▶ GIVEN PROBLEM: Retype the data exactly, from its first line to the line containing "Progression &amp; Analyses Workflow</text>", including both, and skip any picture.

——

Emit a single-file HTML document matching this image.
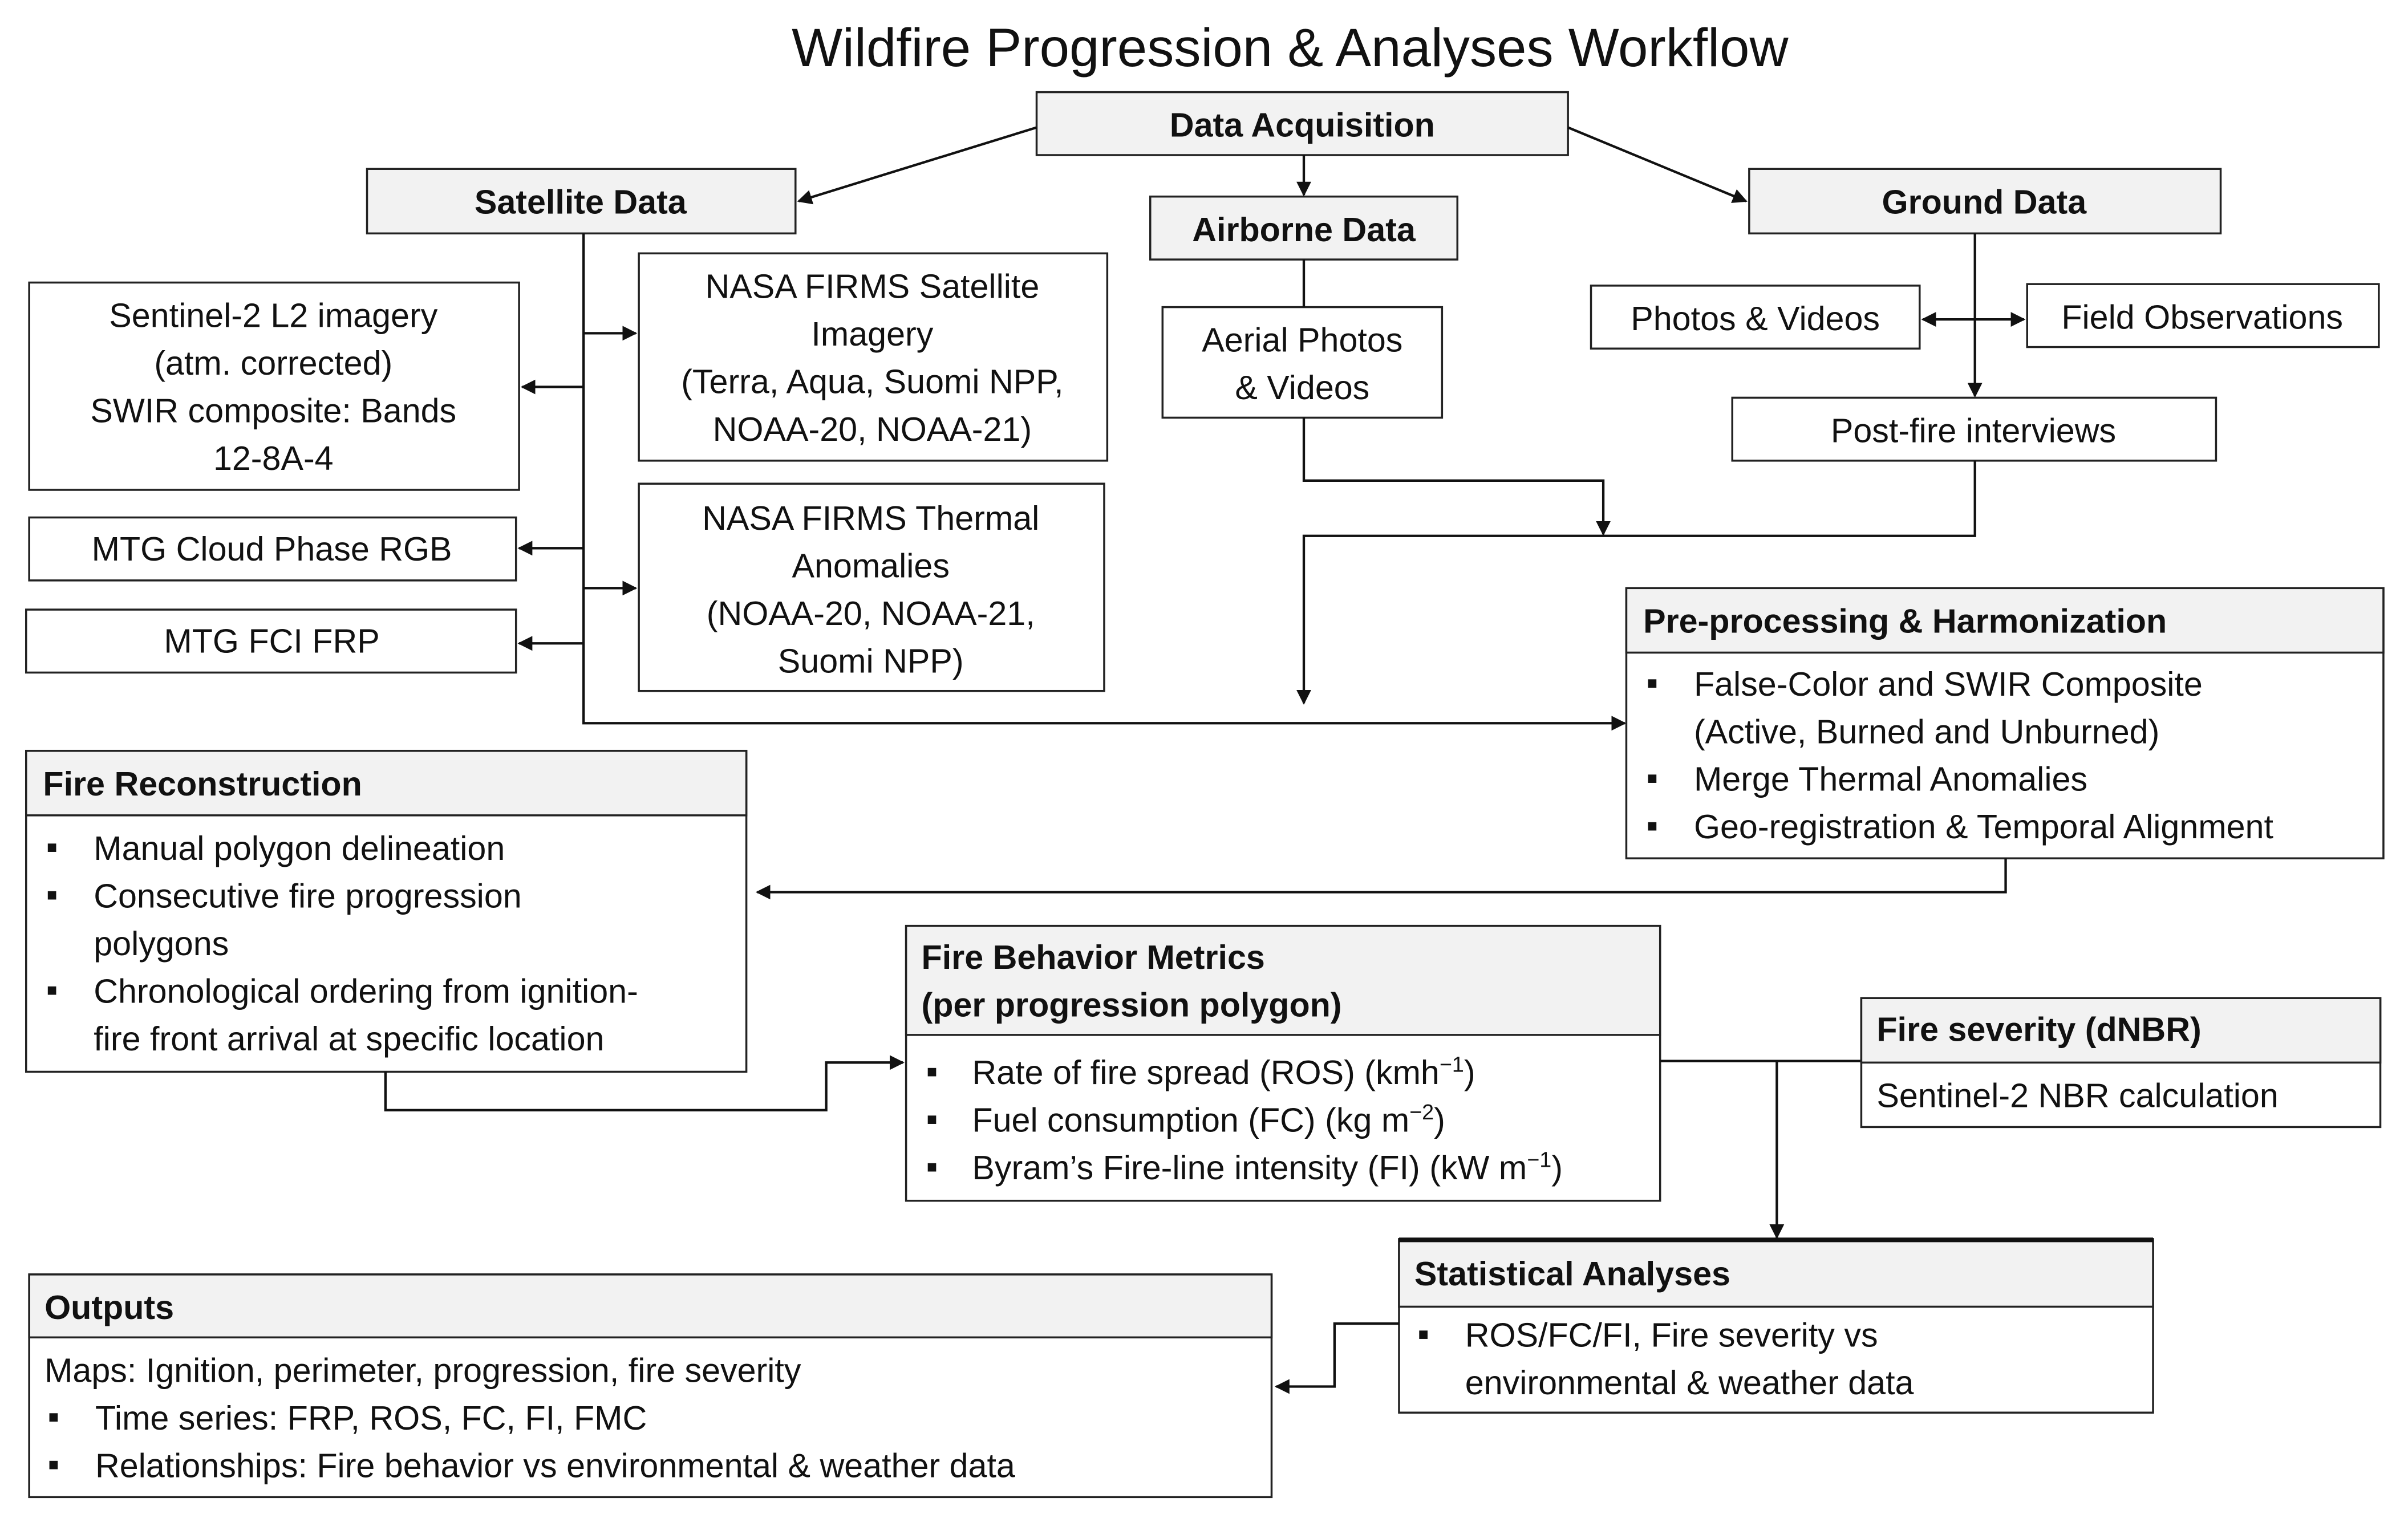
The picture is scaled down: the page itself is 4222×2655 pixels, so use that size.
<!DOCTYPE html>
<html><head><meta charset="utf-8"><style>
html,body{margin:0;padding:0;background:#fff;width:4222px;height:2655px;overflow:hidden}
svg{display:block}
text{font-family:"Liberation Sans",sans-serif;font-size:22px;fill:#111}
.b{font-weight:bold}
.c{text-anchor:middle}
.box{fill:#fff;stroke:#222;stroke-width:1.3}
.hd{fill:#f2f2f2;stroke:#222;stroke-width:1.3}
.ln{fill:none;stroke:#111;stroke-width:1.6}
</style></head><body>
<svg width="4222" height="2655" viewBox="0 0 1568 986" xmlns="http://www.w3.org/2000/svg">
<defs><marker id="a" viewBox="0 0 10 10" refX="9" refY="5" markerWidth="6" markerHeight="6" orient="auto-start-reverse"><path d="M0,0L10,5L0,10z" fill="#111"/></marker></defs>
<rect width="1568" height="986" fill="#fff"/>
<text x="840" y="43" class="c" style="font-size:35px">Wildfire Progression &amp; Analyses Workflow</text>

<!-- top row -->
<rect class="hd" x="675" y="60" width="346" height="41"/>
<text x="848" y="89" class="c b">Data Acquisition</text>
<rect class="hd" x="239" y="110" width="279" height="42"/>
<text x="378" y="139" class="c b">Satellite Data</text>
<rect class="hd" x="749" y="128" width="200" height="41"/>
<text x="849" y="157" class="c b">Airborne Data</text>
<rect class="hd" x="1139" y="110" width="307" height="42"/>
<text x="1292" y="139" class="c b">Ground Data</text>
<path class="ln" d="M675,83L520,131" marker-end="url(#a)"/>
<path class="ln" d="M849,101V127" marker-end="url(#a)"/>
<path class="ln" d="M1021,83L1137,131" marker-end="url(#a)"/>

<!-- satellite branch -->
<rect class="box" x="19" y="184" width="319" height="135"/>
<text x="178" y="213" class="c">Sentinel-2 L2 imagery</text>
<text x="178" y="244" class="c">(atm. corrected)</text>
<text x="178" y="275" class="c">SWIR composite: Bands</text>
<text x="178" y="306" class="c">12-8A-4</text>
<rect class="box" x="416" y="165" width="305" height="135"/>
<text x="568" y="194" class="c">NASA FIRMS Satellite</text>
<text x="568" y="225" class="c">Imagery</text>
<text x="568" y="256" class="c">(Terra, Aqua, Suomi NPP,</text>
<text x="568" y="287" class="c">NOAA-20, NOAA-21)</text>
<rect class="box" x="19" y="337" width="317" height="41"/>
<text x="177" y="365" class="c">MTG Cloud Phase RGB</text>
<rect class="box" x="416" y="315" width="303" height="135"/>
<text x="567" y="345" class="c">NASA FIRMS Thermal</text>
<text x="567" y="376" class="c">Anomalies</text>
<text x="567" y="407" class="c">(NOAA-20, NOAA-21,</text>
<text x="567" y="438" class="c">Suomi NPP)</text>
<rect class="box" x="17" y="397" width="319" height="41"/>
<text x="177" y="425" class="c">MTG FCI FRP</text>
<path class="ln" d="M380,152V471H1058" marker-end="url(#a)"/>
<path class="ln" d="M380,217H414" marker-end="url(#a)"/>
<path class="ln" d="M380,252H340" marker-end="url(#a)"/>
<path class="ln" d="M380,357H338" marker-end="url(#a)"/>
<path class="ln" d="M380,383H414" marker-end="url(#a)"/>
<path class="ln" d="M380,419H338" marker-end="url(#a)"/>

<!-- airborne -->
<rect class="box" x="757" y="200" width="182" height="72"/>
<text x="848" y="229" class="c">Aerial Photos</text>
<text x="848" y="260" class="c">&amp; Videos</text>
<path class="ln" d="M849,169V200"/>
<path class="ln" d="M849,272V313H1044V348" marker-end="url(#a)"/>

<!-- ground -->
<rect class="box" x="1036" y="186" width="214" height="41"/>
<text x="1143" y="215" class="c">Photos &amp; Videos</text>
<rect class="box" x="1320" y="185" width="229" height="41"/>
<text x="1434" y="214" class="c">Field Observations</text>
<path class="ln" d="M1252,208H1318" marker-start="url(#a)" marker-end="url(#a)"/>
<path class="ln" d="M1286,152V258" marker-end="url(#a)"/>
<rect class="box" x="1128" y="259" width="315" height="41"/>
<text x="1285" y="288" class="c">Post-fire interviews</text>
<path class="ln" d="M1286,300V349H849V458" marker-end="url(#a)"/>

<!-- pre-processing -->
<rect class="box" x="1059" y="383" width="493" height="176"/>
<rect class="hd" x="1059" y="383" width="493" height="42"/>
<text x="1070" y="412" class="b">Pre-processing &amp; Harmonization</text>
<text x="1072" y="452">▪</text><text x="1103" y="453">False-Color and SWIR Composite</text>
<text x="1103" y="484">(Active, Burned and Unburned)</text>
<text x="1072" y="514">▪</text><text x="1103" y="515">Merge Thermal Anomalies</text>
<text x="1072" y="545">▪</text><text x="1103" y="546">Geo-registration &amp; Temporal Alignment</text>
<path class="ln" d="M1306,559V581H493" marker-end="url(#a)"/>

<!-- fire reconstruction -->
<rect class="box" x="17" y="489" width="469" height="209"/>
<rect class="hd" x="17" y="489" width="469" height="42"/>
<text x="28" y="518" class="b">Fire Reconstruction</text>
<text x="30" y="559">▪</text><text x="61" y="560">Manual polygon delineation</text>
<text x="30" y="590">▪</text><text x="61" y="591">Consecutive fire progression</text>
<text x="61" y="622">polygons</text>
<text x="30" y="652">▪</text><text x="61" y="653">Chronological ordering from ignition-</text>
<text x="61" y="684">fire front arrival at specific location</text>
<path class="ln" d="M251,698V723H538V692H588" marker-end="url(#a)"/>

<!-- fire behavior -->
<rect class="box" x="590" y="603" width="491" height="179"/>
<rect class="hd" x="590" y="603" width="491" height="71"/>
<text x="600" y="631" class="b">Fire Behavior Metrics</text>
<text x="600" y="662" class="b">(per progression polygon)</text>
<text x="603" y="705">▪</text><text x="633" y="706">Rate of fire spread (ROS) (kmh<tspan dy="-8" style="font-size:14px">−1</tspan><tspan dy="8">)</tspan></text>
<text x="603" y="736">▪</text><text x="633" y="737">Fuel consumption (FC) (kg m<tspan dy="-8" style="font-size:14px">−2</tspan><tspan dy="8">)</tspan></text>
<text x="603" y="767">▪</text><text x="633" y="768">Byram’s Fire-line intensity (FI) (kW m<tspan dy="-8" style="font-size:14px">−1</tspan><tspan dy="8">)</tspan></text>
<path class="ln" d="M1081,691H1212"/>
<path class="ln" d="M1157,691V806" marker-end="url(#a)"/>

<!-- fire severity -->
<rect class="box" x="1212" y="650" width="338" height="84"/>
<rect class="hd" x="1212" y="650" width="338" height="42"/>
<text x="1222" y="678" class="b">Fire severity (dNBR)</text>
<text x="1222" y="721">Sentinel-2 NBR calculation</text>

<!-- statistical -->
<rect class="box" x="911" y="807" width="491" height="113"/>
<rect class="hd" x="911" y="807" width="491" height="44"/>
<line x1="911" y1="807.5" x2="1402" y2="807.5" stroke="#111" stroke-width="3"/>
<text x="921" y="837" class="b">Statistical Analyses</text>
<text x="923" y="876">▪</text><text x="954" y="877">ROS/FC/FI, Fire severity vs</text>
<text x="954" y="908">environmental &amp; weather data</text>
<path class="ln" d="M911,862H869V903H831" marker-end="url(#a)"/>

<!-- outputs -->
<rect class="box" x="19" y="830" width="809" height="145"/>
<rect class="hd" x="19" y="830" width="809" height="41"/>
<text x="29" y="859" class="b">Outputs</text>
<text x="29" y="900">Maps: Ignition, perimeter, progression, fire severity</text>
<text x="31" y="930">▪</text><text x="62" y="931">Time series: FRP, ROS, FC, FI, FMC</text>
<text x="31" y="961">▪</text><text x="62" y="962">Relationships: Fire behavior vs environmental &amp; weather data</text>
</svg>
</body></html>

——

▶ SOLUTION FOR THIS EXERCISE:
Emit a single-file HTML document matching this image.
The picture is scaled down: the page itself is 4222×2655 pixels, so use that size.
<!DOCTYPE html>
<html><head><meta charset="utf-8"><style>
html,body{margin:0;padding:0;background:#fff;width:4222px;height:2655px;overflow:hidden}
svg{display:block}
text{font-family:"Liberation Sans",sans-serif;font-size:22px;fill:#111}
.b{font-weight:bold}
.c{text-anchor:middle}
.box{fill:#fff;stroke:#222;stroke-width:1.3}
.hd{fill:#f2f2f2;stroke:#222;stroke-width:1.3}
.ln{fill:none;stroke:#111;stroke-width:1.6}
</style></head><body>
<svg width="4222" height="2655" viewBox="0 0 1568 986" xmlns="http://www.w3.org/2000/svg">
<defs><marker id="a" viewBox="0 0 10 10" refX="9" refY="5" markerWidth="6" markerHeight="6" orient="auto-start-reverse"><path d="M0,0L10,5L0,10z" fill="#111"/></marker></defs>
<rect width="1568" height="986" fill="#fff"/>
<text x="840" y="43" class="c" style="font-size:35px">Wildfire Progression &amp; Analyses Workflow</text>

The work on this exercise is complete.